We Summon the Darkness Ending, Explained

Opening with an elaborate riff similar to that of other slasher flicks, ‘We Summon the Darkness’ first establishes that while our three seemingly young and reckless main characters are off to have some fun at a rock concert, their town is gripped by satanic cult murders. It’s in the newspapers, on television, and even on the radio of their car. The way the girls simply ignore these warnings makes you look at them with pity for their naivety to the situation. Even from a viewer’s perspective, you assume you know what’s about to happen. However, that ends up changing soon.

‘We Summon the Darkness’ is a slasher horror flick meddled with dark comedy that entertains you with its “hall of mirrors” approach to the genre. Although the storyline of the film is pretty linear, there’s a major twist somewhere midway through its runtime. So further down in this article, we’ll be further explaining that twist along with the ending of the film.

Role Reversals

Most mainstream slasher horror films are shot-for-shot recreations of one another. ‘We Summon the Darkness’ seems to be treading a similar path when it first introduces three attractive young women as its main characters and the cult murders in its backdrop. Being too familiar with the typical gender roles of such films, you’re bound to assume that further in the movie, these young women will probably become the victims of these killings. But right from the beginning itself, there’s a subtle shift in its tone that later leads up to its big reveal. In the initial moments itself, Alexandra Daddario’s character, Alexis, makes a reference to an African tribe in which women use their make up as “sexual warpaint.” This scene itself foreshadows the big twist that lies ahead.
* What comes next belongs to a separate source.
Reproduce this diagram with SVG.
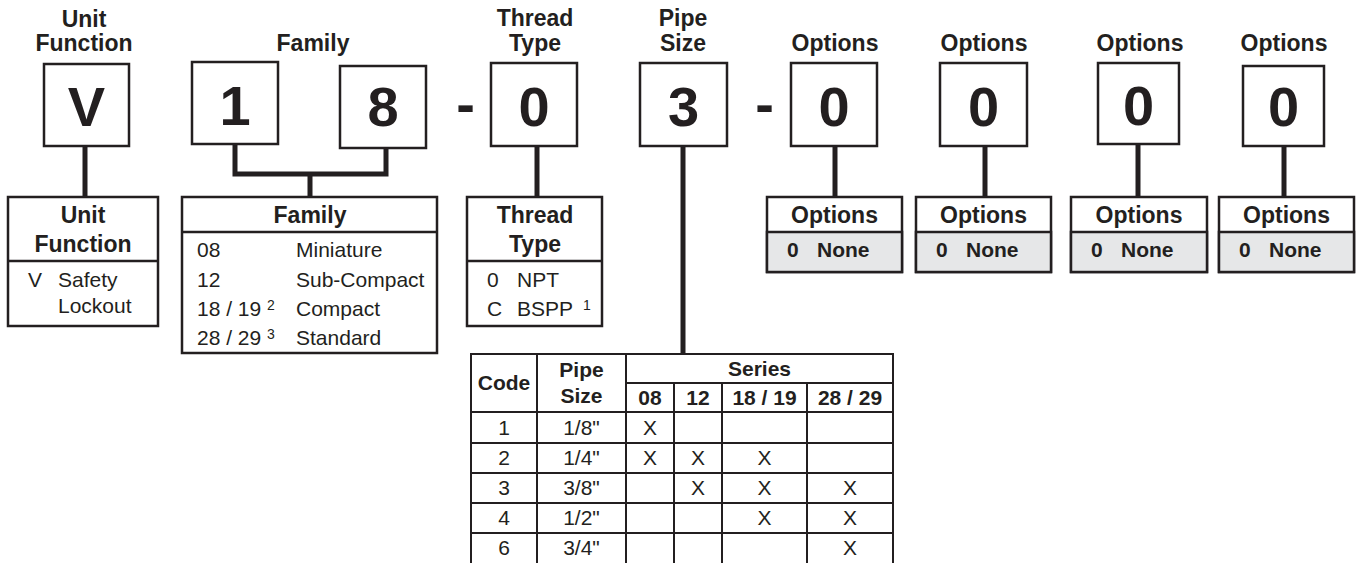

Later, the girls arrive at the concert and start talking to the three boys they end up meeting. From the brief banter that goes on between them, it almost seems like the girls know a bit too much about heavy metal music, almost like they’ve memorized certain details about it just to have that particular conversation. After the concert, along with the boys, they go to Alexis’ secluded country home and start playing “never have I ever.”
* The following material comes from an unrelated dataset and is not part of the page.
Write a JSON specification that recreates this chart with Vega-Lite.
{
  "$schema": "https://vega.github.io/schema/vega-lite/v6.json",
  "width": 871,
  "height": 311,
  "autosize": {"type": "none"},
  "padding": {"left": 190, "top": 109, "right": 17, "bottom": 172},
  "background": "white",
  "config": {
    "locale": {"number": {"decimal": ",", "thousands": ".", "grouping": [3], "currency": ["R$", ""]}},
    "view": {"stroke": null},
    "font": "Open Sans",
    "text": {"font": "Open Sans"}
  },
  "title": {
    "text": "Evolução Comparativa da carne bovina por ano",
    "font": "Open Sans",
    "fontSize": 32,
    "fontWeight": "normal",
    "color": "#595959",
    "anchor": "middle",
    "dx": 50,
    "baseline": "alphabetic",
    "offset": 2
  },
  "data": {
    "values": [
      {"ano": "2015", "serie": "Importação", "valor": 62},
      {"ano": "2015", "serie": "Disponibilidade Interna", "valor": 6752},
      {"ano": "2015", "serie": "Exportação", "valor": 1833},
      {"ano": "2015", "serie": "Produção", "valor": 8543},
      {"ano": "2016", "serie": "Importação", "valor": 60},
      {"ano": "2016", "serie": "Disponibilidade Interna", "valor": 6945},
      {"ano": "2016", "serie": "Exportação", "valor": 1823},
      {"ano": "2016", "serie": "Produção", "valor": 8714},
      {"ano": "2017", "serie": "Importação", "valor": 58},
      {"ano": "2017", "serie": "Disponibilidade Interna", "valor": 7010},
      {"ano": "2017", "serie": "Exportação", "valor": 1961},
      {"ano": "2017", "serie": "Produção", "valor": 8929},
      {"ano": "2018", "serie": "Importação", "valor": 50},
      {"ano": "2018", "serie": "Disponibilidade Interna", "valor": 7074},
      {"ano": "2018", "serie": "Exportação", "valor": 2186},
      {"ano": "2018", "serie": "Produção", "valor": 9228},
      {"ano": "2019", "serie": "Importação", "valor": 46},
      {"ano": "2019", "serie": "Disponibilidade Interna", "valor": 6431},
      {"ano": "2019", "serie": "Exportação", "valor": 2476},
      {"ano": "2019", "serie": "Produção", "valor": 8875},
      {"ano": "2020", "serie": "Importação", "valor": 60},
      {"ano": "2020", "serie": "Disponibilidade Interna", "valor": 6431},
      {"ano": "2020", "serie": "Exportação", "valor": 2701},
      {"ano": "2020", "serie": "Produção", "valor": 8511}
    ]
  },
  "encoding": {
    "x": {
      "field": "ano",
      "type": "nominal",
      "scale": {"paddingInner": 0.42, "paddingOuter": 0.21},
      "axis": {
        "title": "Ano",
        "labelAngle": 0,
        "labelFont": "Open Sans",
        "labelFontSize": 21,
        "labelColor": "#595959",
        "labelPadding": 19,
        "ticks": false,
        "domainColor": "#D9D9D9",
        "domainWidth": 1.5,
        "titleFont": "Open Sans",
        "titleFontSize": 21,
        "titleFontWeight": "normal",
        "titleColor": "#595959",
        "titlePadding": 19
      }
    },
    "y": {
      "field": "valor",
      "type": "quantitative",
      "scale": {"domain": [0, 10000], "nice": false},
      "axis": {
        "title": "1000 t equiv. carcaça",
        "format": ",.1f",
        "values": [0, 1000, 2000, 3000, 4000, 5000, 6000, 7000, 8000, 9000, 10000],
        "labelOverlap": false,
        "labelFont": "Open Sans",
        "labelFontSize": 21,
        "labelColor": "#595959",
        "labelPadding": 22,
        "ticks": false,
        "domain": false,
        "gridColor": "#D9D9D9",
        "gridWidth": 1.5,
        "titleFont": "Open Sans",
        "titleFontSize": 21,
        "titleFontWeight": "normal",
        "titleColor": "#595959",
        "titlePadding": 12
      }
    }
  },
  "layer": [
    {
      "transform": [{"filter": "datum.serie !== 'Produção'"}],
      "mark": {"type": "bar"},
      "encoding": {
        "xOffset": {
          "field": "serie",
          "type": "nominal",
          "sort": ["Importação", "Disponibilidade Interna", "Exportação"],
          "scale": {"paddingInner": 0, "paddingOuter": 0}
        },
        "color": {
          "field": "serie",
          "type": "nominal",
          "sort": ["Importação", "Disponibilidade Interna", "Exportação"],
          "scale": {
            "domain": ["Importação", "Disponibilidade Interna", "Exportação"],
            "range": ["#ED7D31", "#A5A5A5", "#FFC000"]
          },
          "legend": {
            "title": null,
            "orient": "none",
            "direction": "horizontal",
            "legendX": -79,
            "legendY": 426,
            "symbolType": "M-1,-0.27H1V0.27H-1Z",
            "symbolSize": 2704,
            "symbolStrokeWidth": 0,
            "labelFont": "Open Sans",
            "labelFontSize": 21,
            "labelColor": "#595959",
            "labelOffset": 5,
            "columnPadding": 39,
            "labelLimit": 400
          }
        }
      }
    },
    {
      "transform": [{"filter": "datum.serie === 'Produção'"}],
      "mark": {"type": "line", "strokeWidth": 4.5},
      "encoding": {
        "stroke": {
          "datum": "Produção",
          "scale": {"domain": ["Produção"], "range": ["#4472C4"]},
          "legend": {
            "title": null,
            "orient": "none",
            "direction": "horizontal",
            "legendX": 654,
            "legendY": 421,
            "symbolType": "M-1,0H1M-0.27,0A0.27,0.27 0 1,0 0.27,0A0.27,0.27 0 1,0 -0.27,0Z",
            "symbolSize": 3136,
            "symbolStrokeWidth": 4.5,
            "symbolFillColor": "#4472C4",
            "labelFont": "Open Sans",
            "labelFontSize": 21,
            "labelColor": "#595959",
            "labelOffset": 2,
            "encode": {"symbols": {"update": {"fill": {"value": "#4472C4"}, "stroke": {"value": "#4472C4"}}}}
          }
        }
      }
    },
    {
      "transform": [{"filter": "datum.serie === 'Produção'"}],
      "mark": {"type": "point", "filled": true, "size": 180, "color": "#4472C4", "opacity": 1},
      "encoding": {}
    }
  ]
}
This is when it is revealed that Alexis, Val, and Bev are the members of the satanic cult that has been killing people all this while. However, the bigger twist is that they are not a satanic cult and are only pretending to be one. They actually perform religious sacrifices and only make it look like a satanic cult murder by drawing pentagrams and other demonic drawings on the wall. Also, they intentionally choose metalheads as their victims because well…heavy metal music is considered to be satanic.
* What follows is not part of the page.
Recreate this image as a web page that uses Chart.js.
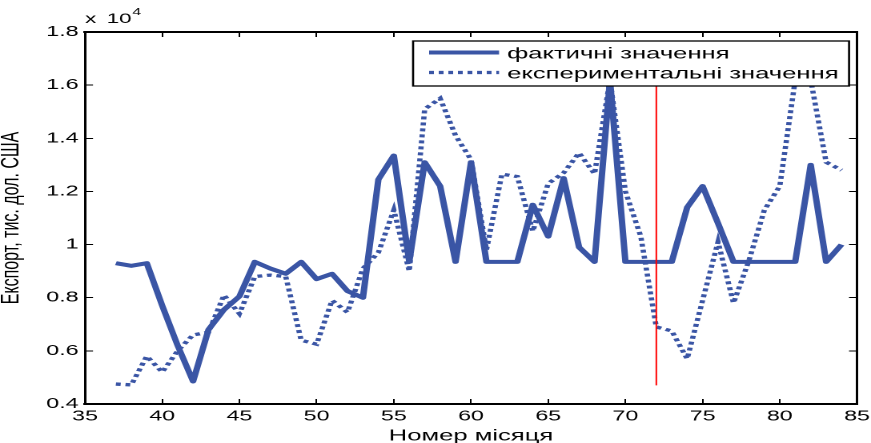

Through these murders, their motive is to make sure that people blindly incline themselves towards their faith in Christianity, which will further profit them both economically and commercially. It is later revealed that Alexis’ father is the leader of the cult and now has several blind followers under him, who are all trying to fake such satanic deaths to lure more followers. Alexis was performing this ritual in her own home because her father was suspected of being a fraud. So in order to prove that he had nothing to do with these seemingly satanic rituals, he had asked her to perform these killings in his home, which would assure people that he, too, can be the victim of these.

The Ending: “Don’t Believe Everything You See”

Unfortunately for Alexis, things don’t really go as planned, and adding to that, Bev, who was initially supporting this sinister initiative, later ends up turning against her. The country home soon turns into a “Battle Royale” arena where a gory showdown ensues with Alexis and Val on one side and Bev and the two boys on the other. Soon, even Alexis’ father arrives at the scene and even attempts to kill Alexis. However, Alexis is saved by Bev, who realizes that Alexis was too brainwashed by her father.

Bev spares Alexis and drives out of the home with Mark. That’s when Alexis suddenly shows up on the road, trying to stop them from leaving. This scene makes you realize that Alexis is far too contrived in her own religious beliefs that have been instilled into her by her father ever since she was a child. So there’s no way she can be saved. Bev, who was more of a pacifist in the beginning, does not think twice before ramming her car into Alexis and eventually killing her.

In the closing moments of the movie, Bev can be seen at the same gas station shop, which was portrayed in the early moments of the film. The owner of this shop was previously seen obsessing over the news of the satanic murders and had warned the girls about all the evil that lurks in the world out there. In a very similar fashion, he is now seen watching a news channel in which Alexis’ father, Pastor John Henry Butler, shamelessly tells the press that he had no clue about his daughter’s involvement in the cult practices. This shows that he simply uses his daughter’s murder to get away with his own evil religious practices.

With this, the Pastor is able to assure the world that if he can be the victim of these murders, then there’s no way he can be involved in them. Looking at this, the shop owner mutters, “Amen,” and that’s when Bev tells him, “Don’t Believe Everything You See.” All this while, she, too, was brainwashed into believing that Pastor John was making people commit these murders only for the betterment of the world. In the end, she realizes that she was blinded by her faith in him and her friends, and there’s a lot more to her religion than her eyes could initially see. Ironically, the film ends with T’Pau’s “Heart and Soul.”